Maybe I’ll Work on My Novel
When I share the news of my wife getting a job in Tokyo the question that comes up after a few minutes of conversation is , “So, what are you going to do?” For a while this answer changed depending on the day of the week. It was one of our first concerns as well and my reaction in the begging was, “I’ll figure something out.”
Thanks to Microsoft and SQL Server I have a skill set that is pretty employable here in the good ol’ US of A. This has given me a slightly skewed view of the work involved in finding a job. I started looking as I would normally if I wanted to change jobs and quickly realized that my lack on Nihongo was going to be a big stumbling block. I was looking at this pretty early on, months before Kira was offered her job at MST, so I knew we had to have a plan going in. I came up with something that is still pretty much, “I’ll figure something out,” but with a plan B. In the absolute worst case that I can’t find employment in Tokyo or continue to work remotely for American clients I will just come back. It wasn’t a great option, but it meant that we could keep moving forward with the what-if/this-is-probably-going-to-happen. I know it is early in this blogging stint to break out the top ten list, but really this topic cries out for one.
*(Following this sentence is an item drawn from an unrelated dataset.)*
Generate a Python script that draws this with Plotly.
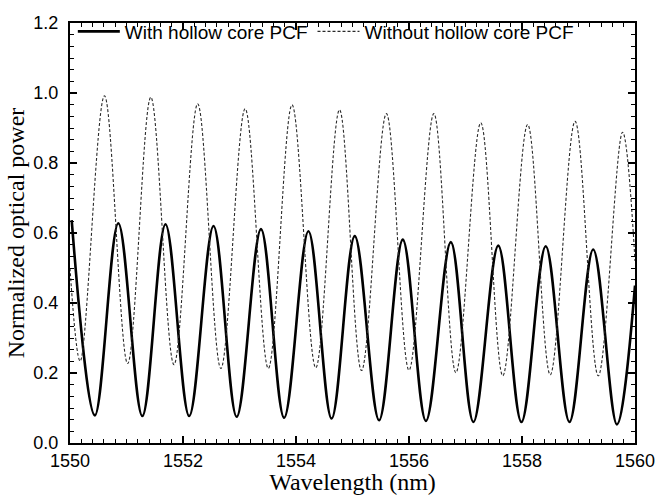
import plotly.graph_objects as go

# Extrema (wavelength nm, normalized power)
with_x = [1550.03, 1550.44, 1550.855, 1551.28, 1551.69, 1552.11, 1552.54, 1552.95,
          1553.38, 1553.79, 1554.22, 1554.63, 1555.04, 1555.47, 1555.89, 1556.30,
          1556.74, 1557.14, 1557.58, 1557.99, 1558.42, 1558.84, 1559.26, 1559.68, 1560.0]
with_y = [0.637, 0.079, 0.628, 0.077, 0.625, 0.077, 0.620, 0.075,
          0.611, 0.072, 0.605, 0.070, 0.591, 0.065, 0.581, 0.063,
          0.574, 0.060, 0.564, 0.060, 0.562, 0.060, 0.553, 0.053, 0.45]

without_x = [1550.0, 1550.18, 1550.61, 1551.02, 1551.43, 1551.84, 1552.26, 1552.67,
             1553.10, 1553.51, 1553.93, 1554.35, 1554.77, 1555.16, 1555.60, 1556.00,
             1556.44, 1556.83, 1557.27, 1557.66, 1558.10, 1558.50, 1558.94, 1559.35,
             1559.78, 1560.0]
without_y = [0.50, 0.234, 0.992, 0.227, 0.988, 0.224, 0.969, 0.213,
             0.955, 0.213, 0.966, 0.215, 0.952, 0.207, 0.941, 0.208,
             0.941, 0.201, 0.915, 0.192, 0.910, 0.195, 0.919, 0.192,
             0.888, 0.52]

fig = go.Figure()
fig.add_trace(go.Scatter(
    x=with_x, y=with_y, mode="lines", name="With hollow core PCF",
    line=dict(color="black", width=2.6, shape="spline", smoothing=1.0)))
fig.add_trace(go.Scatter(
    x=without_x, y=without_y, mode="lines", name="Without hollow core PCF",
    line=dict(color="#2a2a2a", width=1.1, dash="3px,2px", shape="spline", smoothing=1.0)))

tickfont = dict(family="Liberation Sans, Arial", size=18, color="black")
titlefont = dict(family="Liberation Serif, Times New Roman", size=24, color="black")

fig.update_layout(
    width=660, height=495,
    margin=dict(l=70, r=25, t=17, b=52),
    paper_bgcolor="white", plot_bgcolor="white",
    showlegend=True,
    legend=dict(orientation="h", x=0.005, y=1.025, xanchor="left", yanchor="top",
                bgcolor="rgba(0,0,0,0)", font=dict(family="Liberation Sans, Arial", size=19, color="black"),
                itemwidth=42, tracegroupgap=0),
)
fig.update_xaxes(
    range=[1550, 1560], dtick=2, tick0=1550, automargin=False,
    showline=True, linecolor="black", linewidth=2, mirror="allticks",
    ticks="inside", ticklen=7, tickwidth=1.5, tickcolor="black",
    minor=dict(ticks="inside", dtick=0.2, ticklen=4, tickwidth=1.2, tickcolor="black", showgrid=False),
    showgrid=False, zeroline=False, tickfont=tickfont,
    title=dict(text="Wavelength (nm)", font=titlefont, standoff=3),
)
fig.update_yaxes(
    range=[0, 1.2], dtick=0.2, tick0=0, tickformat=".1f", automargin=False,
    showline=True, linecolor="black", linewidth=2, mirror="allticks",
    ticks="inside", ticklen=7, tickwidth=1.5, tickcolor="black", ticklabelstandoff=6,
    minor=dict(ticks="inside", dtick=0.2 / 6, ticklen=4, tickwidth=1.2, tickcolor="black", showgrid=False),
    showgrid=False, zeroline=False, tickfont=tickfont,
    title=dict(text="Normalized optical power", font=titlefont, standoff=2),
)

fig.write_html("out.html")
Top 10 Plans for Mike in Tokyo
- 10 – Learn Ruby on Rails from the Viking Code School and start my own web development consultancy
- 9 – Teach English (it’s only funny if you actually picture me doing this.)
- 8 – Binge watch every episode of Babylon 5
- 7 – Finally figure out how the heck Pachinko works. As far as I can tell it’s just balls falling into a tray.
- 6 – Train for the 2016 Fuji Mountain Race, because I’ve climbed Fuji-san twice, but I’ve never run up it.
- 5 – Nap.
- 4 – Train to be a Ramen chef under a tyrannical Japanese master
- 3 – Write an award-winning blog about moving to Japan
- 2 – Start a bilingual SQL Server User Group (Chapter of PASS) in Tokyo
- 1 – Open Hell’s Kitchen East, altering all the HK recipes to use ingredients local to Japan like Salmon Wasabi Benedict, Lemon-Ricotta Okonomiyaki, and Yakisoba Ranchero
hmmm…I thought that would be funnier. Maybe it was too soon to break out the top ten list.